The Public Finance Authority (PFA) has appointed Ernst & Young (E&Y) to manage the turnaround of the Water and Power Authority (WAPA). This decision emerged from an emergency PFA meeting on Wednesday, where the board unanimously agreed to E&Y’s proposal following an executive session reviewing four bids.

Lorelei Farrington, PFA’s staff counsel, detailed that an evaluation committee comprising PFA and WAPA representatives had meticulously reviewed the proposals earlier this year. The most expensive bid was discarded due to its significantly higher cost. The remaining proposals were assessed on project understanding, approach appropriateness, project plan effectiveness, and overall value.

“Based on the results of that evaluation, the committee recommends that a contract for the turnaround management services be awarded to Ernst & Young,” said Ms. Farrington. She highlighted E&Y’s extensive experience in addressing financial and operational distress and their broad capabilities in restructuring and turnaround practices.

E&Y’s existing relationship with WAPA positions them uniquely to provide further insights into the turnaround process. At an estimated cost of $450,000, E&Y’s proposal was the most economical among the bids, which ranged from $450,000 to $9 million.

The turnaround project is structured into three phases:

  1. Phase One: An initial assessment of WAPA to be completed within 120 days, resulting in a report for the legislature and governor on the authority’s financial status. This phase includes data collection on WAPA’s programs and projects, energy plans, debt consolidation, water quality, and service improvement plans.
  2. Phase Two: A 60-day period to submit a report detailing short-term measures to reduce the LEAC, recommendations for base rate reductions over 24 months, and strategies for incorporating renewable energy and reducing fossil fuel dependency over five years. It also involves organizational restructuring, debt management, and ensuring reliable water quality standards.
  3. Phase Three: Implementation assistance for all recommendations from phase two.

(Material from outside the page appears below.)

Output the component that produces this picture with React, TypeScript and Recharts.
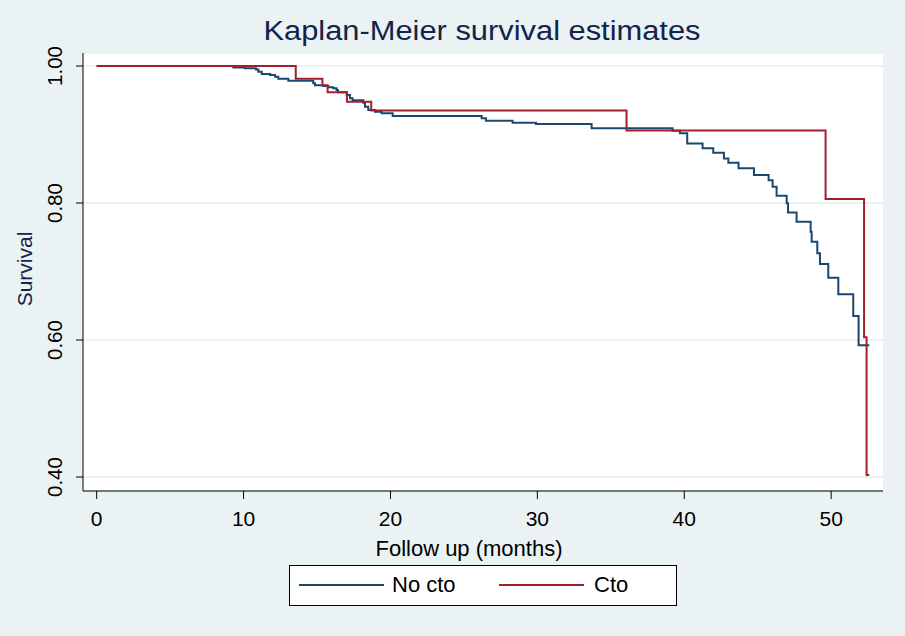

Board member Dorothy Isaacs expressed skepticism about spending more funds on WAPA without guaranteed improvements but ultimately supported the contract as a “final last-ditch effort” to resolve ongoing issues. The board approved a contract extension to E&Y, not exceeding $500,000.

PFA board chair Governor Albert Bryan Jr. noted that legislative mandates necessitated this move. Despite initially vetoing the legislation, which was later overridden, Governor Bryan now views this initiative as a positive step. “In retrospect, I think it will be a valuable tool,” he stated, acknowledging the complexity and unknown challenges within WAPA that the report aims to clarify.

The governor also appreciated the legislature for pushing this directive, despite it being an unfunded mandate from the 35th Legislature.